--- WHAT IS ASKED ---
The listing below begins with the first line you should copy; stop after the line containing "from matplotlib.colors import", and drop every picture.

==============================

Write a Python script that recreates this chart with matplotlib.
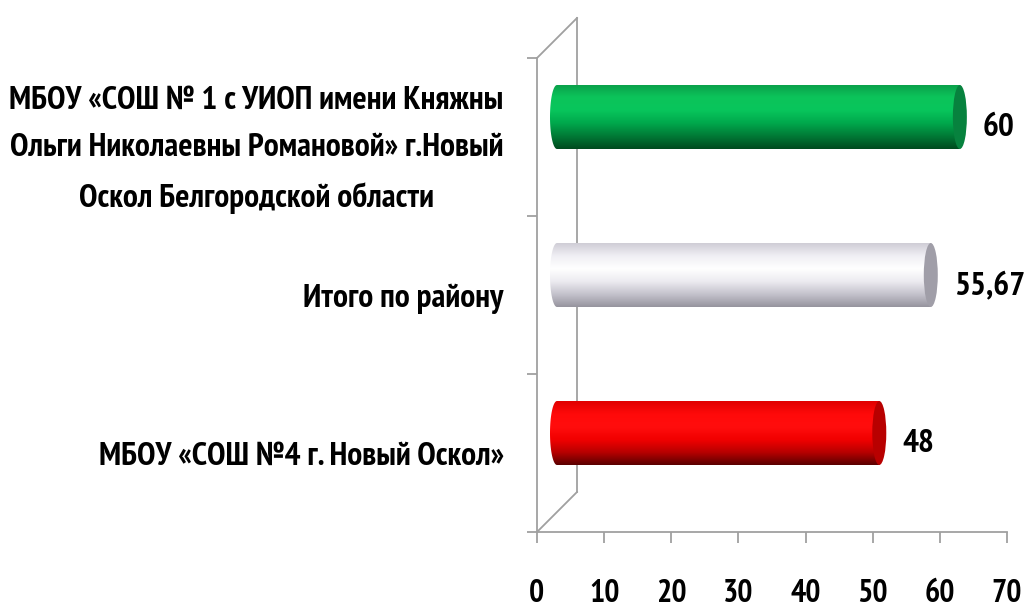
import numpy as np
import matplotlib.pyplot as plt
from matplotlib.patches import Ellipse, PathPatch
from matplotlib.path import Path
from matplotlib.colors import LinearSegmentedColormap

# data, bottom to top
categories = [
    'МБОУ «СОШ №4 г. Новый Оскол»',
    'Итого по району',
    'МБОУ «СОШ № 1 с УИОП имени Княжны\nОльги Николаевны Романовой» г.Новый\nОскол Белгородской области',
]
values = [48, 55.67, 60]
value_labels = ['48', '55,67', '60']
xticks = [0, 10, 20, 30, 40, 50, 60, 70]

# gradient stops (bottom -> top) and end cap colour for each bar
bar_styles = [
    (['#5a0000', '#b80000', '#f20000', '#ff0d0d', '#ff0a0a', '#e00000'], '#b80000'),
    (['#96949e', '#c4c2cc', '#ecebf0', '#ffffff', '#f0eff4', '#cfcdd6'], '#a09ea8'),
    (['#004a1e', '#007a36', '#00a84c', '#08c65c', '#0cc45a', '#0a9e4a'], '#07823e'),
]

FONT = ['PT Sans Narrow', 'DejaVu Sans']
GRID = '#a0a0a0'

fig = plt.figure(figsize=(10.27, 6.08), dpi=100)
ax = fig.add_axes([537 / 1027, 76 / 608, 470 / 1027, 474 / 608])

XMIN, XMAX = 0, 70
YMIN, YMAX = -0.5, 2.5
px_x = (XMAX - XMIN) / 470.0
px_y = (YMAX - YMIN) / 474.0
DX, DY = 20 * px_x, 20 * px_y      # half depth of the 3d box
bar_h = 64 * px_y
cap_w = 14 * px_x

# back wall edges
ax.plot([XMIN, XMIN + 2 * DX], [YMAX, YMAX + 2 * DY], color=GRID, lw=1.3, clip_on=False, zorder=1)
ax.plot([XMIN, XMIN + 2 * DX], [YMIN, YMIN + 2 * DY], color=GRID, lw=1.3, clip_on=False, zorder=1)
ax.plot([XMIN + 2 * DX] * 2, [YMIN + 2 * DY, YMAX + 2 * DY], color=GRID, lw=1.3, clip_on=False, zorder=1)

grad = np.linspace(0, 1, 256).reshape(-1, 1)
for i, (v, (stops, capc)) in enumerate(zip(values, bar_styles)):
    yc = i + DY
    yb, yt = yc - bar_h / 2, yc + bar_h / 2
    x0, x1 = XMIN + DX, v + DX
    th = np.linspace(1.5 * np.pi, 0.5 * np.pi, 40)
    left = np.column_stack([x0 + cap_w / 2 * np.cos(th), yc + bar_h / 2 * np.sin(th)])
    verts = np.vstack([[x1, yb], left, [x1, yt], [x1, yb]])
    codes = [Path.MOVETO] + [Path.LINETO] * (len(verts) - 2) + [Path.CLOSEPOLY]
    body = PathPatch(Path(verts, codes), facecolor='none', edgecolor='none')
    ax.add_patch(body)
    cmap = LinearSegmentedColormap.from_list('c%d' % i, stops)
    im = ax.imshow(grad, extent=[x0 - cap_w, x1 + cap_w, yb, yt], origin='lower',
                   cmap=cmap, aspect='auto', zorder=2, interpolation='bilinear')
    im.set_clip_path(body)
    cap = Ellipse((x1, yc), cap_w, bar_h, facecolor=capc, edgecolor='none', zorder=3)
    ax.add_patch(cap)
    ax.text(v + 43 * px_x, i + DY - 11 * px_y, value_labels[i], ha='left', va='center',
            fontsize=24, fontweight='bold', family=FONT)

ax.set_xlim(XMIN, XMAX)
ax.set_ylim(YMIN, YMAX)

for s in ['top', 'right']:
    ax.spines[s].set_visible(False)
for s in ['left', 'bottom']:
    ax.spines[s].set_color(GRID)
    ax.spines[s].set_linewidth(1.3)

ax.set_xticks(xticks)
ax.set_xticklabels([str(t) for t in xticks], fontsize=23, fontweight='bold', family=FONT)
ax.tick_params(axis='x', length=8, width=1.3, color=GRID, pad=26)

ax.set_yticks([-0.5, 0.5, 1.5, 2.5])
ax.set_yticklabels([])
ax.tick_params(axis='y', which='major', length=7, width=1.3, color=GRID)
ax.set_yticks(range(len(categories)), categories, minor=True)
ax.tick_params(axis='y', which='minor', length=0, pad=24)
for lbl in ax.get_yticklabels(minor=True):
    lbl.set_fontsize(24)
    lbl.set_fontweight('bold')
    lbl.set_family(FONT)
    lbl.set_multialignment('center')
    lbl.set_linespacing(1.75)

fig.savefig('out.png', dpi=100)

==============================

--- FINAL ANSWER ---
Write a Python script that recreates this chart with matplotlib.
import numpy as np
import matplotlib.pyplot as plt
from matplotlib.patches import Ellipse, PathPatch
from matplotlib.path import Path
from matplotlib.colors import LinearSegmentedColormap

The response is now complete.